- OBJECTIVE:
Give all the lines below again, exactly, with no pictures.

- DATA EXCERPT:
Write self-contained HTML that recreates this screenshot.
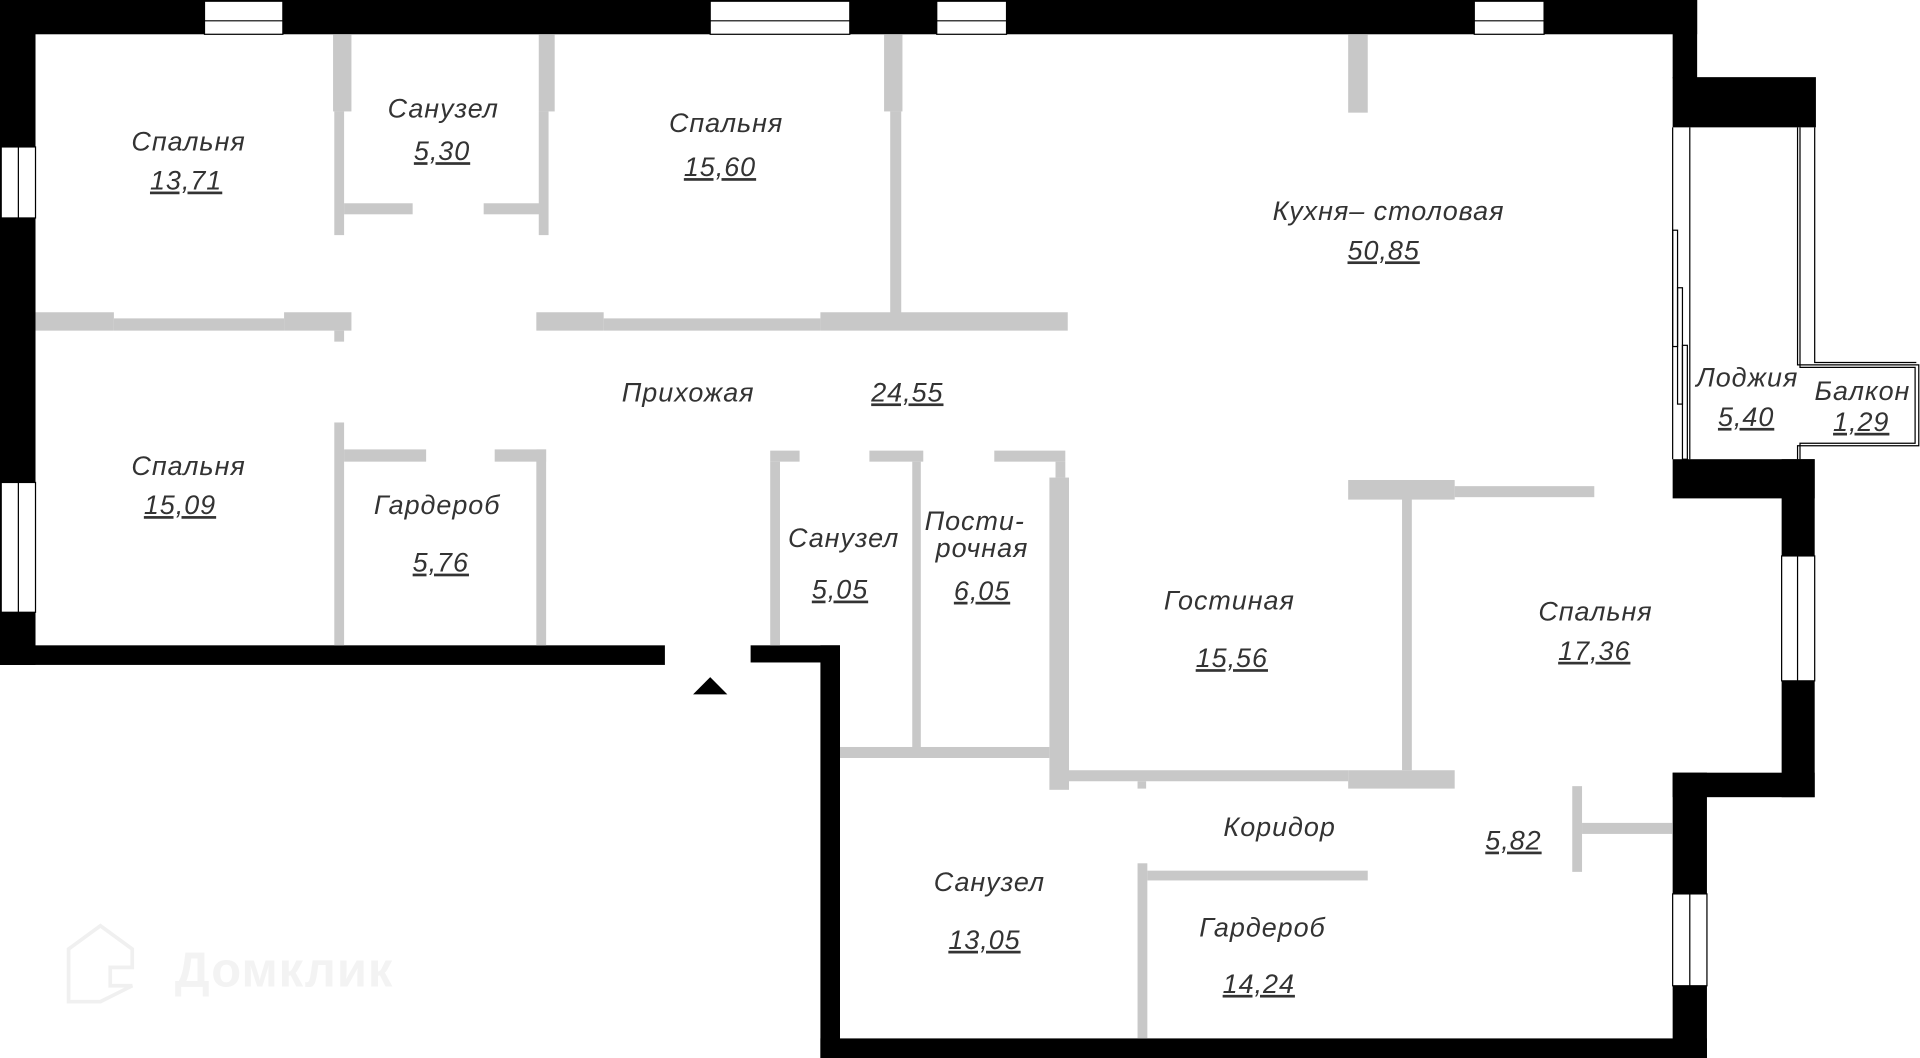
<!DOCTYPE html>
<html><head><meta charset="utf-8"><style>
html,body{margin:0;padding:0;background:#fff;width:1920px;height:1058px;overflow:hidden}
svg{display:block}
text{font-family:"Liberation Sans","DejaVu Sans",sans-serif;font-style:italic;font-size:22px;fill:#333;text-anchor:middle;dominant-baseline:middle;font-weight:normal;letter-spacing:0.8px}
.u{text-decoration:underline}
</style></head><body>
<svg width="1920" height="1058" viewBox="0 0 1568 864" preserveAspectRatio="none">
<rect width="1568" height="864" fill="#fff"/>
<g fill="#000">
<rect x="0" y="0" width="1386" height="28"/>
<rect x="1366" y="0" width="20" height="64"/>
<rect x="1366" y="63" width="117" height="41"/>
<rect x="0" y="0" width="29" height="543"/>
<rect x="0" y="527" width="543" height="16"/>
<rect x="613" y="527" width="73" height="14"/>
<rect x="670" y="527" width="16" height="337"/>
<rect x="670" y="848" width="724" height="16"/>
<rect x="1366" y="375" width="116" height="32"/>
<rect x="1455" y="375" width="27" height="276"/>
<rect x="1366" y="631" width="116" height="20"/>
<rect x="1366" y="631" width="28" height="233"/>
<polygon points="566,567 594,567 580,553"/>
</g>
<g fill="#fff" stroke="#000" stroke-width="1">
<rect x="167" y="1" width="64" height="27"/>
<rect x="580" y="1" width="114" height="27"/>
<rect x="765" y="1" width="57" height="27"/>
<rect x="1204" y="1" width="57" height="27"/>
<rect x="1" y="120" width="28" height="58"/>
<rect x="1" y="394" width="28" height="106"/>
<rect x="1455" y="454" width="27" height="102"/>
<rect x="1366" y="730" width="28" height="75"/>
</g>
<g stroke="#000" stroke-width="1">
<line x1="167" y1="17" x2="231" y2="17"/><line x1="580" y1="17" x2="694" y2="17"/>
<line x1="765" y1="17" x2="822" y2="17"/><line x1="1204" y1="17" x2="1261" y2="17"/>
<line x1="15" y1="120" x2="15" y2="178"/><line x1="15" y1="394" x2="15" y2="500"/>
<line x1="1468" y1="454" x2="1468" y2="556"/><line x1="1380" y1="730" x2="1380" y2="805"/>
</g>
<g fill="none" stroke="#000" stroke-width="1">
<line x1="1366" y1="104" x2="1366" y2="375"/>
<line x1="1380" y1="104" x2="1380" y2="375"/>
<polyline points="1468,104 1468,298 1567,298 1567,364 1468,364 1468,375"/>
<polyline points="1482,104 1482,296 1565,296"/>
<polyline points="1470,104 1470,300 1564,300 1564,362 1470,362 1470,375"/>
<rect x="1366" y="188" width="4" height="95"/>
<rect x="1370" y="235" width="4" height="95"/>
<rect x="1374" y="282" width="4" height="93"/>
</g>
<g fill="#c8c8c8">
<rect x="272" y="28" width="15" height="63"/><rect x="273" y="91" width="8" height="101"/>
<rect x="281" y="166" width="56" height="9"/><rect x="395" y="166" width="46" height="9"/>
<rect x="440" y="28" width="13" height="63"/><rect x="440" y="91" width="8" height="101"/>
<rect x="722" y="28" width="15" height="63"/><rect x="727" y="91" width="9" height="167"/>
<rect x="1101" y="28" width="16" height="64"/>
<rect x="29" y="255" width="64" height="15"/><rect x="93" y="260" width="139" height="10"/>
<rect x="232" y="255" width="55" height="15"/><rect x="273" y="270" width="8" height="9"/>
<rect x="438" y="255" width="55" height="15"/><rect x="493" y="260" width="177" height="10"/>
<rect x="670" y="255" width="202" height="15"/>
<rect x="273" y="345" width="8" height="182"/><rect x="281" y="367" width="67" height="10"/>
<rect x="404" y="367" width="42" height="10"/><rect x="438" y="367" width="8" height="160"/>
<rect x="629" y="368" width="24" height="9"/><rect x="629" y="377" width="8" height="150"/>
<rect x="710" y="368" width="44" height="9"/><rect x="745" y="377" width="7" height="235"/>
<rect x="812" y="368" width="58" height="9"/><rect x="862" y="377" width="8" height="13"/>
<rect x="857" y="390" width="16" height="255"/>
<rect x="686" y="610" width="171" height="9"/>
<rect x="873" y="629" width="228" height="9"/><rect x="929" y="638" width="7" height="6"/>
<rect x="1101" y="629" width="87" height="15"/>
<rect x="1145" y="407" width="8" height="222"/>
<rect x="1101" y="392" width="87" height="16"/><rect x="1188" y="397" width="114" height="9"/>
<rect x="1284" y="642" width="8" height="70"/><rect x="1292" y="672" width="74" height="9"/>
<rect x="929" y="705" width="8" height="143"/><rect x="937" y="711" width="180" height="8"/>
</g>
<text x="154" y="117">Спальня</text><text class="u" x="152" y="149">13,71</text>
<text x="362" y="90">Санузел</text><text class="u" x="361" y="125">5,30</text>
<text x="593" y="102">Спальня</text><text class="u" x="588" y="138">15,60</text>
<text x="1134" y="174">Кухня– столовая</text><text class="u" x="1130" y="206">50,85</text>
<text x="562" y="322">Прихожая</text><text class="u" x="741" y="322">24,55</text>
<text x="154" y="382">Спальня</text><text class="u" x="147" y="414">15,09</text>
<text x="357" y="414">Гардероб</text><text class="u" x="360" y="461">5,76</text>
<text x="689" y="441">Санузел</text><text class="u" x="686" y="483">5,05</text>
<text x="796" y="427">Пости-</text><text x="802" y="449">рочная</text><text class="u" x="802" y="484">6,05</text>
<text x="1004" y="492">Гостиная</text><text class="u" x="1006" y="539">15,56</text>
<text x="1303" y="501">Спальня</text><text class="u" x="1302" y="533">17,36</text>
<text x="1427" y="310">Лоджия</text><text class="u" x="1426" y="342">5,40</text>
<text x="1521" y="321">Балкон</text><text class="u" x="1520" y="346">1,29</text>
<text x="1045" y="677">Коридор</text><text class="u" x="1236" y="688">5,82</text>
<text x="808" y="722">Санузел</text><text class="u" x="804" y="769">13,05</text>
<text x="1031" y="759">Гардероб</text><text class="u" x="1028" y="805">14,24</text>
<g fill="none" stroke="#f0f0f0" stroke-width="3">
<path d="M56,800 L56,775 L82,756 L108,775 L108,790 L90,790 L90,805 L108,805 L82,818 L56,818 Z"/>
</g>
<text x="232" y="795" style="font-style:normal;font-weight:bold;font-size:40px;fill:#f3f3f3">Домклик</text>
</svg>
</body></html>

- EXERCISE SOLUTION:
Write self-contained HTML that recreates this screenshot.
<!DOCTYPE html>
<html><head><meta charset="utf-8"><style>
html,body{margin:0;padding:0;background:#fff;width:1920px;height:1058px;overflow:hidden}
svg{display:block}
text{font-family:"Liberation Sans","DejaVu Sans",sans-serif;font-style:italic;font-size:22px;fill:#333;text-anchor:middle;dominant-baseline:middle;font-weight:normal;letter-spacing:0.8px}
.u{text-decoration:underline}
</style></head><body>
<svg width="1920" height="1058" viewBox="0 0 1568 864" preserveAspectRatio="none">
<rect width="1568" height="864" fill="#fff"/>
<g fill="#000">
<rect x="0" y="0" width="1386" height="28"/>
<rect x="1366" y="0" width="20" height="64"/>
<rect x="1366" y="63" width="117" height="41"/>
<rect x="0" y="0" width="29" height="543"/>
<rect x="0" y="527" width="543" height="16"/>
<rect x="613" y="527" width="73" height="14"/>
<rect x="670" y="527" width="16" height="337"/>
<rect x="670" y="848" width="724" height="16"/>
<rect x="1366" y="375" width="116" height="32"/>
<rect x="1455" y="375" width="27" height="276"/>
<rect x="1366" y="631" width="116" height="20"/>
<rect x="1366" y="631" width="28" height="233"/>
<polygon points="566,567 594,567 580,553"/>
</g>
<g fill="#fff" stroke="#000" stroke-width="1">
<rect x="167" y="1" width="64" height="27"/>
<rect x="580" y="1" width="114" height="27"/>
<rect x="765" y="1" width="57" height="27"/>
<rect x="1204" y="1" width="57" height="27"/>
<rect x="1" y="120" width="28" height="58"/>
<rect x="1" y="394" width="28" height="106"/>
<rect x="1455" y="454" width="27" height="102"/>
<rect x="1366" y="730" width="28" height="75"/>
</g>
<g stroke="#000" stroke-width="1">
<line x1="167" y1="17" x2="231" y2="17"/><line x1="580" y1="17" x2="694" y2="17"/>
<line x1="765" y1="17" x2="822" y2="17"/><line x1="1204" y1="17" x2="1261" y2="17"/>
<line x1="15" y1="120" x2="15" y2="178"/><line x1="15" y1="394" x2="15" y2="500"/>
<line x1="1468" y1="454" x2="1468" y2="556"/><line x1="1380" y1="730" x2="1380" y2="805"/>
</g>
<g fill="none" stroke="#000" stroke-width="1">
<line x1="1366" y1="104" x2="1366" y2="375"/>
<line x1="1380" y1="104" x2="1380" y2="375"/>
<polyline points="1468,104 1468,298 1567,298 1567,364 1468,364 1468,375"/>
<polyline points="1482,104 1482,296 1565,296"/>
<polyline points="1470,104 1470,300 1564,300 1564,362 1470,362 1470,375"/>
<rect x="1366" y="188" width="4" height="95"/>
<rect x="1370" y="235" width="4" height="95"/>
<rect x="1374" y="282" width="4" height="93"/>
</g>
<g fill="#c8c8c8">
<rect x="272" y="28" width="15" height="63"/><rect x="273" y="91" width="8" height="101"/>
<rect x="281" y="166" width="56" height="9"/><rect x="395" y="166" width="46" height="9"/>
<rect x="440" y="28" width="13" height="63"/><rect x="440" y="91" width="8" height="101"/>
<rect x="722" y="28" width="15" height="63"/><rect x="727" y="91" width="9" height="167"/>
<rect x="1101" y="28" width="16" height="64"/>
<rect x="29" y="255" width="64" height="15"/><rect x="93" y="260" width="139" height="10"/>
<rect x="232" y="255" width="55" height="15"/><rect x="273" y="270" width="8" height="9"/>
<rect x="438" y="255" width="55" height="15"/><rect x="493" y="260" width="177" height="10"/>
<rect x="670" y="255" width="202" height="15"/>
<rect x="273" y="345" width="8" height="182"/><rect x="281" y="367" width="67" height="10"/>
<rect x="404" y="367" width="42" height="10"/><rect x="438" y="367" width="8" height="160"/>
<rect x="629" y="368" width="24" height="9"/><rect x="629" y="377" width="8" height="150"/>
<rect x="710" y="368" width="44" height="9"/><rect x="745" y="377" width="7" height="235"/>
<rect x="812" y="368" width="58" height="9"/><rect x="862" y="377" width="8" height="13"/>
<rect x="857" y="390" width="16" height="255"/>
<rect x="686" y="610" width="171" height="9"/>
<rect x="873" y="629" width="228" height="9"/><rect x="929" y="638" width="7" height="6"/>
<rect x="1101" y="629" width="87" height="15"/>
<rect x="1145" y="407" width="8" height="222"/>
<rect x="1101" y="392" width="87" height="16"/><rect x="1188" y="397" width="114" height="9"/>
<rect x="1284" y="642" width="8" height="70"/><rect x="1292" y="672" width="74" height="9"/>
<rect x="929" y="705" width="8" height="143"/><rect x="937" y="711" width="180" height="8"/>
</g>
<text x="154" y="117">Спальня</text><text class="u" x="152" y="149">13,71</text>
<text x="362" y="90">Санузел</text><text class="u" x="361" y="125">5,30</text>
<text x="593" y="102">Спальня</text><text class="u" x="588" y="138">15,60</text>
<text x="1134" y="174">Кухня– столовая</text><text class="u" x="1130" y="206">50,85</text>
<text x="562" y="322">Прихожая</text><text class="u" x="741" y="322">24,55</text>
<text x="154" y="382">Спальня</text><text class="u" x="147" y="414">15,09</text>
<text x="357" y="414">Гардероб</text><text class="u" x="360" y="461">5,76</text>
<text x="689" y="441">Санузел</text><text class="u" x="686" y="483">5,05</text>
<text x="796" y="427">Пости-</text><text x="802" y="449">рочная</text><text class="u" x="802" y="484">6,05</text>
<text x="1004" y="492">Гостиная</text><text class="u" x="1006" y="539">15,56</text>
<text x="1303" y="501">Спальня</text><text class="u" x="1302" y="533">17,36</text>
<text x="1427" y="310">Лоджия</text><text class="u" x="1426" y="342">5,40</text>
<text x="1521" y="321">Балкон</text><text class="u" x="1520" y="346">1,29</text>
<text x="1045" y="677">Коридор</text><text class="u" x="1236" y="688">5,82</text>
<text x="808" y="722">Санузел</text><text class="u" x="804" y="769">13,05</text>
<text x="1031" y="759">Гардероб</text><text class="u" x="1028" y="805">14,24</text>
<g fill="none" stroke="#f0f0f0" stroke-width="3">
<path d="M56,800 L56,775 L82,756 L108,775 L108,790 L90,790 L90,805 L108,805 L82,818 L56,818 Z"/>
</g>
<text x="232" y="795" style="font-style:normal;font-weight:bold;font-size:40px;fill:#f3f3f3">Домклик</text>
</svg>
</body></html>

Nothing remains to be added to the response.